Re-imposition of sanctions on Iran leads to bout of inflation, with more expected
A first phase of U.S. sanctions banning the sale of dollars, gold and other precious metals to Iran has tangibly impacted the lives of the Iranian people, most notably through soaring commodity prices.
At a recent meeting with President Hassan Rouhani and members of his cabinet, Supreme Leader Ayatollah Ali Khamenei asserted that Iran’s “enemies” had orchestrated the “diapers crisis” with a view to sowing anger among the Iranian people.
Earlier, Ahmad Jannati, chairman of Iran’s Assembly of Experts, a deliberative body, addressed the crisis during a session of parliament.
In an interview with the Iranian Labor News Agency, Seyed Hassan Dokmehchi, head of the Iranian Drugstore Union, said 10 diaper factories had recently closed in Iran due to a lack of raw materials caused by the re-imposition of U.S. sanctions.
According to the Tasnim News Agency (affiliated with Iran’s Revolutionary Guards, the price of one pack of 34 diapers recently jumped from 500,000 Iranian rials (slightly less than $5) to a current 850,000 rials (over $8).
In November, a second phase of U.S. sanctions banning the purchase of Iranian oil and gas is expected to come into effect.

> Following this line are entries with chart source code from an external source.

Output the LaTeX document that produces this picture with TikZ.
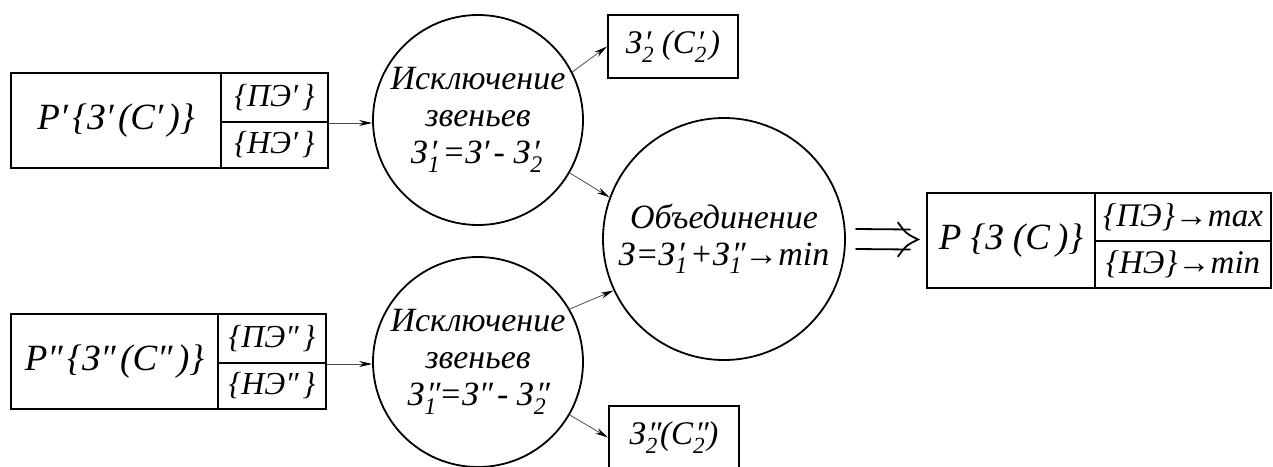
\documentclass[tikz,border=0pt]{standalone}
\usepackage{fontspec}
\setmainfont{LiberationSerif}[Extension=.ttf, UprightFont=*-Regular, ItalicFont=*-Italic]
\usetikzlibrary{arrows.meta,calc}
\makeatletter
\newcommand\ps[2]{\makebox[0pt][l]{\kern0.06em#1}\raisebox{-0.55ex}{\fontsize{\fpeval{0.7*\f@size}}{10}\selectfont #2}\kern0.08em}
\makeatother
\newcommand\pr[1]{#1\kern0.12em}
\begin{document}
\begin{tikzpicture}[x=1pt,y=-1pt,
  bx/.style={draw, line width=2pt, rectangle, inner sep=0pt, anchor=north west},
  circ/.style={draw, line width=1.8pt, circle, inner sep=0pt, align=center, font=\fontsize{34}{37}\selectfont\itshape},
  arr/.style={line width=0.8pt, draw=black!70, -{Stealth[length=13pt,width=6pt,black]}},
  big/.style={font=\fontsize{37}{40}\selectfont\itshape},
  mid/.style={font=\fontsize{32}{34}\selectfont\itshape},
  rt/.style={font=\fontsize{33}{35}\selectfont\itshape},
  dbl/.style={line width=1.8pt, line cap=round}]
\useasboundingbox (0,0) rectangle (1273,466);
\clip (0,0) rectangle (1273,466);
% left upper block
\node[bx, big, minimum width=210pt, minimum height=95pt] (p1) at (10,72) {P\pr{′}\{З\pr{′}(C\pr{′})\}};
\node[bx, mid, minimum width=107pt, minimum height=49pt] (p1a) at (220,72) {\{ПЭ\pr{′}\}};
\node[bx, mid, minimum width=107pt, minimum height=46pt] (p1b) at (220,121) {\{НЭ\pr{′}\}};
% left lower block
\node[bx, big, minimum width=207pt, minimum height=95pt] (p2) at (10,313) {P\pr{″}\{З\pr{″}(C\pr{″})\}};
\node[bx, mid, minimum width=108pt, minimum height=49pt] (p2a) at (217,313) {\{ПЭ\pr{″}\}};
\node[bx, mid, minimum width=108pt, minimum height=46pt] (p2b) at (217,362) {\{НЭ\pr{″}\}};
% circles
\node[circ, minimum size=210pt] (c1) at (478,120) {Исключение\\звеньев\\З\ps{′}{1}=З\pr{′}- З\ps{′}{2}};
\node[circ, minimum size=210pt] (c2) at (478,362) {Исключение\\звеньев\\З\ps{″}{1}=З\pr{″}- З\ps{″}{2}};
\node[circ, minimum size=242pt] (c3) at (724,239) {Объединение\\З=З\ps{′}{1}+З\ps{″}{1}→min};
% small boxes
\node[bx, rt, minimum width=130pt, minimum height=63pt] (s1) at (607,14) {З\ps{′}{2}\,(C\ps{′}{2})};
\node[bx, rt, minimum width=130pt, minimum height=63pt] (s2) at (608,405) {З\ps{″}{2}(C\ps{″}{2})};
% right block
\node[bx, big, minimum width=168pt, minimum height=95pt] (r1) at (926,192) {P \{З (C\,)\}};
\node[bx, rt, minimum width=176pt, minimum height=48pt] (r1a) at (1094,192) {\{ПЭ\}→max};
\node[bx, rt, minimum width=176pt, minimum height=47pt] (r1b) at (1094,240) {\{НЭ\}→min};
% connectors
\draw[arr] (p1a.south east) -- (p1a.south east -| c1.west);
\draw[arr] (p2a.south east) -- (p2a.south east -| c2.west);
\draw[arr] (c1.27) -- (s1.west);
\draw[arr] (c1.-30) -- (c3.160);
\draw[arr] (c2.30) -- (c3.-155);
\draw[arr] (c2.-30) -- (s2.west);
% double implication arrow
\coordinate (da) at ($(c3.east)+(10,0)$);
\coordinate (db) at ($(r1.west)+(-8,-1)$);
\draw[dbl] ($(da)+(0,-10)$) -- ($(db)+(-8,-10)$);
\draw[dbl] ($(da)+(0,10)$) -- ($(db)+(-8,10)$);
\draw[dbl] ($(db)+(-20,-17)$) .. controls ($(db)+(-12,-6)$) .. (db) .. controls ($(db)+(-12,6)$) .. ($(db)+(-20,17)$);
\end{tikzpicture}
\end{document}
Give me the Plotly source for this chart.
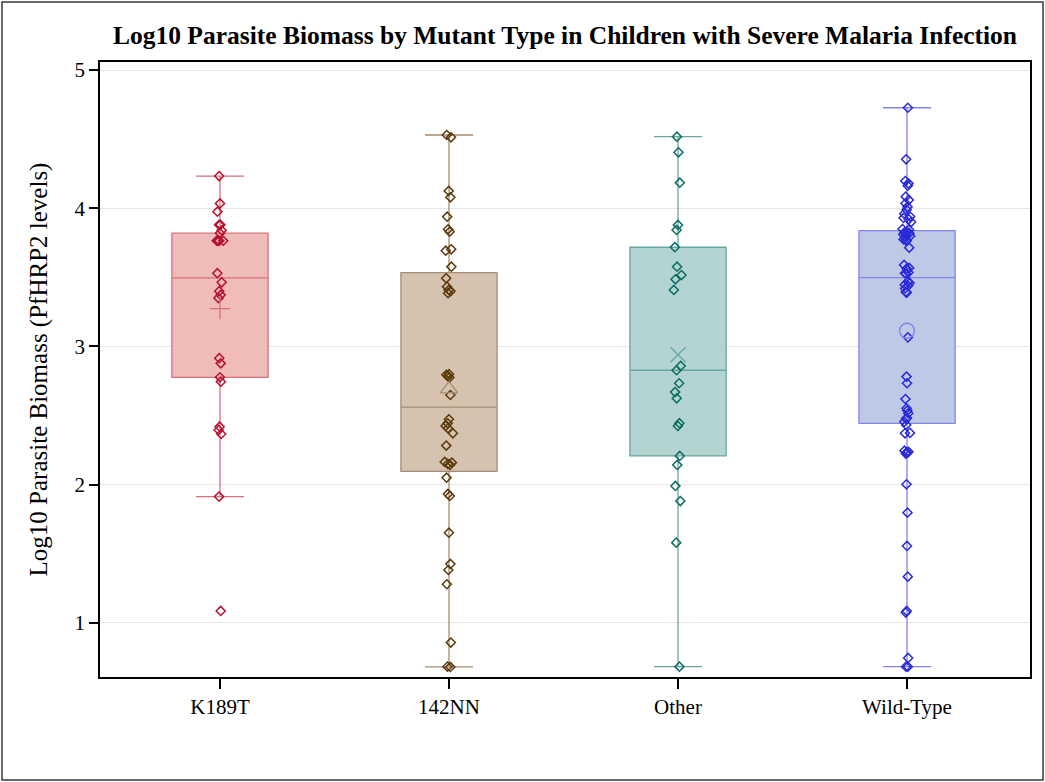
import numpy as np
import plotly.graph_objects as go

categories = ["K189T", "142NN", "Other", "Wild-Type"]

k189t = [1.087, 1.914, 2.367, 2.396, 2.42, 2.745, 2.777, 2.878, 2.915,
         3.35, 3.373, 3.40, 3.464, 3.53,
         3.765, 3.765, 3.765, 3.765, 3.765,
         3.82, 3.84, 3.88, 3.88, 3.975, 4.035, 4.233]

nn142 = [0.682, 0.684, 0.858, 1.28, 1.383, 1.427, 1.653, 1.919, 1.933, 2.051,
         2.143, 2.15, 2.16, 2.165, 2.283, 2.372, 2.408, 2.425, 2.444, 2.473,
         2.649, 2.775, 2.785, 2.795, 2.80, 3.385, 3.40, 3.409, 3.433, 3.493,
         3.577, 3.693, 3.703, 3.83, 3.848, 3.939, 4.079, 4.125, 4.513, 4.53]

other = [0.684, 1.581, 1.882, 1.991, 2.143, 2.208, 2.425, 2.445,
         2.625, 2.67, 2.734, 2.828, 2.859,
         3.409, 3.486, 3.517, 3.577, 3.718, 3.843, 3.879, 4.185, 4.405, 4.518]

wild = [0.684, 0.684, 0.747, 1.075, 1.087, 1.335, 1.557, 1.798, 2.003,
        2.225, 2.232, 2.232, 2.238, 2.246, 2.372, 2.375, 2.432,
        2.456, 2.478, 2.482, 2.517, 2.536, 2.553, 2.62, 2.734, 2.782,
        3.066, 3.39, 3.394, 3.42, 3.44, 3.447, 3.46, 3.469,
        3.528, 3.53, 3.535, 3.563, 3.568, 3.59, 3.715, 3.765, 3.77,
        3.775, 3.79, 3.80, 3.806, 3.81, 3.82, 3.826, 3.83,
        3.845, 3.85, 3.90, 3.92, 3.93, 3.94, 3.96, 3.99, 4.01,
        4.036, 4.06, 4.084, 4.163, 4.18, 4.197, 4.354, 4.727]

groups = [k189t, nn142, other, wild]

fill_colors = ["#EFBCB9", "#D5C3AF", "#B3D4D2", "#BDC9E5"]
line_colors = ["#D8717E", "#A58D73", "#67A7A1", "#8383EC"]
marker_colors = ["#B8122F", "#5C390B", "#0C6E62", "#2A2AD8"]
mean_symbols = ["cross-thin-open", "triangle-up-open", "x-thin-open", "circle-open"]

FONT = "Liberation Serif"

fig = go.Figure()
for cat, vals, fc, lc, mc in zip(categories, groups, fill_colors, line_colors, marker_colors):
    fig.add_trace(go.Box(
        x=[cat] * len(vals), y=vals, name=cat,
        boxpoints="all", jitter=0.1, pointpos=0,
        quartilemethod="exclusive",
        fillcolor=fc, line=dict(color=lc, width=1.3),
        whiskerwidth=0.5, width=0.42,
        marker=dict(symbol="diamond-open", size=7, color=mc,
                    line=dict(width=1.5, color=mc)),
        hoverinfo="y",
    ))

for cat, vals, lc, sym in zip(categories, groups, line_colors, mean_symbols):
    fig.add_trace(go.Scatter(
        x=[cat], y=[float(np.mean(vals))], mode="markers",
        marker=dict(symbol=sym, size=15, color=lc, line=dict(width=1.3, color=lc)),
        hoverinfo="y",
    ))

fig.update_layout(
    width=1045, height=782,
    margin=dict(l=100, r=15, t=62, b=105),
    paper_bgcolor="white", plot_bgcolor="white",
    showlegend=False, boxmode="overlay",
    font=dict(family=FONT, color="black", size=21),
    title=dict(text="<b>Log10 Parasite Biomass by Mutant Type in Children with Severe Malaria Infection</b>",
               x=0.5, xref="paper", xanchor="center",
               y=1 - 35 / 782, yref="container", yanchor="middle",
               font=dict(family=FONT, size=25.5, color="black")),
    xaxis=dict(type="category", categoryorder="array", categoryarray=categories,
               range=[-0.524, 3.537],
               showline=True, linecolor="black", linewidth=1.5, mirror=True,
               ticks="outside", ticklen=10, tickwidth=1.5, tickcolor="black",
               tickfont=dict(family=FONT, size=21), showgrid=False, zeroline=False),
    yaxis=dict(range=[0.609, 5.058], tickvals=[1, 2, 3, 4, 5],
               showline=True, linecolor="black", linewidth=1.5, mirror=True,
               ticks="outside", ticklen=9, tickwidth=1.5, tickcolor="black",
               tickfont=dict(family=FONT, size=21),
               showgrid=True, gridcolor="#E6E6E6", gridwidth=1, zeroline=False,
               title=dict(text="Log10 Parasite Biomass (PfHRP2 levels)",
                          font=dict(family=FONT, size=25), standoff=20)),
)

fig.add_shape(type="rect", xref="paper", yref="paper",
              x0=(2 - 100) / 930, x1=(1043 - 100) / 930,
              y0=(677 - 780) / 615, y1=(677 - 2) / 615,
              line=dict(color="#3A3A3A", width=1.5), layer="below")

fig.write_html("out.html",
               config={"displayModeBar": False},
               post_script="document.body.style.margin='0';document.body.style.overflow='hidden';")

Observers fear that this will lead to further price hikes for many basic commodities, including foodstuffs and medicine, the brunt of which will be borne by Iranian citizens.
In mid-2015, Iran signed a landmark nuclear deal with the P5 1 group of nations (the five permanent UN Security Council members plus Germany).
The agreement placed tight restrictions on Iran's nuclear program in exchange for billions of dollars in sanctions relief.
In May of this year, however, U.S. President Donald Trump unilaterally withdrew his country from the agreement in a move heavily criticized by the deal's European signatories.
Washington then re-imposed sanctions on Iran, which primarily target the country’s banking sector.